PJM Interconnection, the largest U.S. power grid operator, faces a serious shortfall in electric generating capacity in coming years as traditional generator retirements outpace additions, according to a new analysis it published this week.
The grid operator forecasts nearly 40 GW of its generating capacity will retire by 2030, representing 21% of the service area’s total capacity, with 90% pf planned retirements in coal and natural gas.
Meanwhile, PJM expects no more than 30 GW of additions over the same period, and as few as 15 GW in its “low entry” scenario.
PJM serves more than 65M consumers between northern Illinois and the Atlantic coast, including all of Ohio, Pennsylvania and New Jersey.
Other grid operators, including the neighboring Midcontinent Independent System Operator, face the same potential capacity shortfalls as utilities retire more fossil fuel generation.
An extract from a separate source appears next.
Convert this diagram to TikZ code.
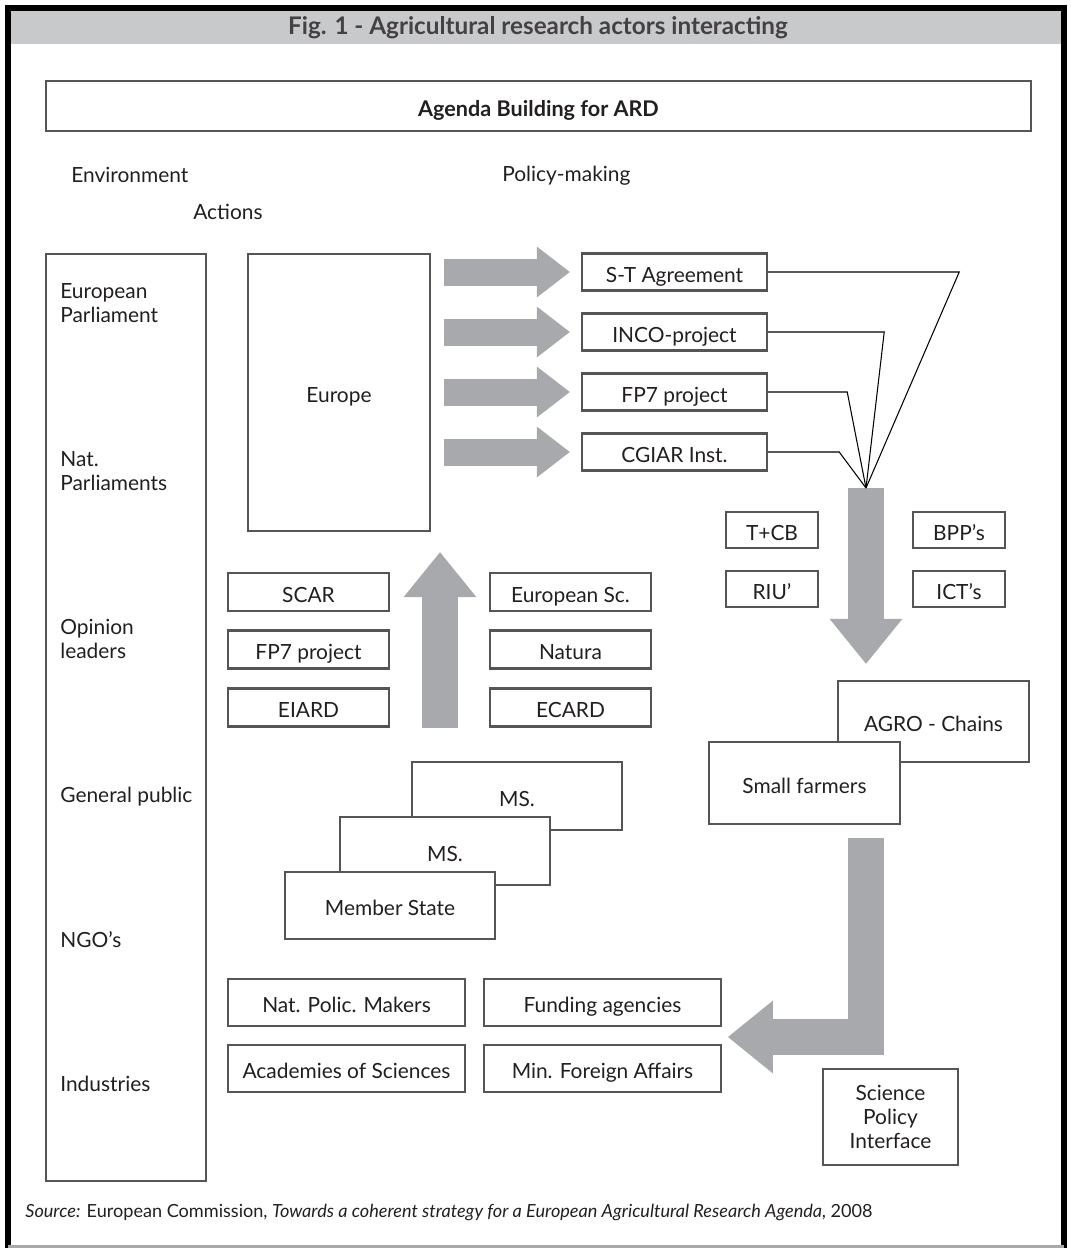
\documentclass[tikz,border=0pt]{standalone}
\usepackage{fontspec}
\setmainfont{Lato}
\usetikzlibrary{arrows.meta}
\definecolor{arrowgray}{RGB}{167,169,172}
\definecolor{bargray}{RGB}{200,201,203}
\definecolor{edgegray}{RGB}{85,85,85}
\definecolor{inkgray}{RGB}{35,31,32}
\newcommand\mainsize{\fontsize{11.9}{13.7}\selectfont}
\newcommand\titlesize{\fontsize{13.8}{15}\selectfont\bfseries}
\newcommand\srcsize{\fontsize{10.3}{12}\selectfont}

\begin{document}
\begin{tikzpicture}[x=0.02cm, y=-0.02cm]
        \tikzset{
            box/.style={draw=edgegray, line width=0.05cm, fill=white, inner sep=0pt, align=center, font=\mainsize, text=inkgray, text height=11.4pt, text depth=0pt},
            tag/.style={anchor=west, align=left, inner sep=0pt, font=\mainsize, text=inkgray},
            link/.style={draw=black, line width=0.6pt},
            rarrow/.style={arrowgray, line width=0.54cm, -{Triangle[length=0.66cm, width=1.02cm, line width=0pt]}},
            varrow/.style={arrowgray, line width=0.72cm, -{Triangle[length=0.9cm, width=1.46cm, line width=0pt]}}
        }

        \useasboundingbox (0,0) rectangle (1071,1248);
        \fill[bargray] (11,11) rectangle (1061,44);
        \draw[black, line width=0.12cm] (8,1248) -- (8,8) -- (1064,8) -- (1064,1248);
        \draw[arrowgray, line width=0.06cm] (8,1246) -- (1064,1246);
        \node[font=\titlesize, text=inkgray!85] (title) at (538,28) {Fig. 1 - Agricultural research actors interacting};

        \node[box, font=\fontsize{12.3}{14}\selectfont\bfseries, minimum width=19.7cm, minimum height=1cm] (agenda) at (538.5,106) {Agenda Building for ARD};
        \node[tag] (env) at (71,175) {Environment};
        \node[tag] (pol) at (502,176) {Policy-making};
        \node[tag] (act) at (193,212) {Actions};

        \node[box, minimum width=3.2cm, minimum height=18.54cm] (actors) at (126,717.5) {};
        \node[tag] (parl) at (60,303) {European\\Parliament};
        \node[tag] (natparl) at (60,471) {Nat.\\Parliaments};
        \node[tag] (opinion) at (60,639) {Opinion\\leaders};
        \node[tag] (public) at (60,797) {General public};
        \node[tag] (ngo) at (60,940) {NGO’s};
        \node[tag] (industry) at (60,1084) {Industries};

        \node[box, minimum width=3.64cm, minimum height=5.54cm] (europe) at (339,392.5) {Europe};

        \node[box, minimum width=3.7cm, minimum height=0.74cm] (st) at (674.5,272) {S-T Agreement};
        \node[box, minimum width=3.7cm, minimum height=0.74cm] (inco) at (674.5,332) {INCO-project};
        \node[box, minimum width=3.7cm, minimum height=0.74cm] (fpr) at (674.5,392) {FP7 project};
        \node[box, minimum width=3.7cm, minimum height=0.74cm] (cgiar) at (674.5,452) {CGIAR Inst.};

        \draw[rarrow, shorten <=0.26cm, shorten >=0.22cm] (europe.east |- st.west) -- (st.west);
        \draw[rarrow, shorten <=0.26cm, shorten >=0.22cm] (europe.east |- inco.west) -- (inco.west);
        \draw[rarrow, shorten <=0.26cm, shorten >=0.22cm] (europe.east |- fpr.west) -- (fpr.west);
        \draw[rarrow, shorten <=0.26cm, shorten >=0.22cm] (europe.east |- cgiar.west) -- (cgiar.west);

        \node[box, minimum width=1.84cm, minimum height=0.72cm] (tcb) at (772,530) {T+CB};
        \node[box, minimum width=1.84cm, minimum height=0.72cm] (riu) at (772,589) {RIU’};
        \node[box, minimum width=1.84cm, minimum height=0.72cm] (bpp) at (959,530) {BPP’s};
        \node[box, minimum width=1.84cm, minimum height=0.72cm] (ict) at (959,589) {ICT’s};

        \node[box, minimum width=3.82cm, minimum height=1.62cm] (agro) at (933.5,721.5) {AGRO - Chains};
        \node[box, minimum width=3.82cm, minimum height=1.64cm] (farmers) at (804.5,783) {Small farmers};

        \coordinate (hub) at (866,488);
        \draw[varrow, shorten >=0.32cm] (hub) -- (hub |- agro.north);
        \draw[link] (st.east) -- ++(191,0) -- (hub);
        \draw[link] (inco.east) -- ++(116,0) -- (hub);
        \draw[link] (fpr.east) -- ++(79,0) -- (hub);
        \draw[link] (cgiar.east) -- ++(71,0) -- (hub);

        \node[box, minimum width=3.22cm, minimum height=0.76cm] (scar) at (308.5,592) {SCAR};
        \node[box, minimum width=3.22cm, minimum height=0.76cm] (fpl) at (308.5,649.5) {FP7 project};
        \node[box, minimum width=3.22cm, minimum height=0.76cm] (eiard) at (308.5,707.5) {EIARD};
        \node[box, minimum width=3.22cm, minimum height=0.76cm] (eusc) at (570.5,592) {European Sc.};
        \node[box, minimum width=3.22cm, minimum height=0.76cm] (natura) at (570.5,649.5) {Natura};
        \node[box, minimum width=3.22cm, minimum height=0.76cm] (ecard) at (570.5,707.5) {ECARD};

        \coordinate (upfoot) at (440,728);
        \draw[varrow, shorten >=0.4cm] (upfoot) -- (upfoot |- europe.south);

        \node[box, minimum width=4.2cm, minimum height=1.36cm] (msb) at (517,796) {MS.};
        \node[box, minimum width=4.2cm, minimum height=1.36cm] (msa) at (445,851) {MS.};
        \node[box, minimum width=4.2cm, minimum height=1.34cm] (member) at (390,905.5) {Member State};

        \node[box, minimum width=4.74cm, minimum height=0.94cm] (natpol) at (346.5,1002.5) {Nat. Polic. Makers};
        \node[box, minimum width=4.74cm, minimum height=0.94cm] (academies) at (346.5,1068.5) {Academies of Sciences};
        \node[box, minimum width=4.74cm, minimum height=0.94cm] (funding) at (602.5,1002.5) {Funding agencies};
        \node[box, minimum width=4.74cm, minimum height=0.94cm] (foreign) at (602.5,1068.5) {Min. Foreign Affairs};

        \coordinate (ltip) at (728,1037);
        \draw[varrow, shorten <=0.26cm] (hub |- farmers.south) |- (ltip);

        \node[box, text height=, text depth=, minimum width=2.7cm, minimum height=1.92cm] (spi) at (890.5,1117) {Science\\Policy\\Interface};

        \node[anchor=west, inner sep=0pt, font=\srcsize, text=inkgray] (source) at (25,1212) {\textit{Source:} European Commission, \textit{Towards a coherent strategy for a European Agricultural Research Agenda}, 2008};
    \end{tikzpicture}
\end{document}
Regulators at the North American Electric Reliability Corporation also have warned against retiring traditional generation sources too rapidly or else risk running significant shortages, which could lead to more frequent blackouts in extreme weather.
Utilities are under increasing pressure from the Biden administration and some investors to phase out fossil fuels, with the aim of achieving 100% carbon-free electricity by 2035.
The U.S. Energy Information Administration recently forecast solar power will comprise more than half of new utility-scale electric generating capacity to be added to the U.S. grid in 2023.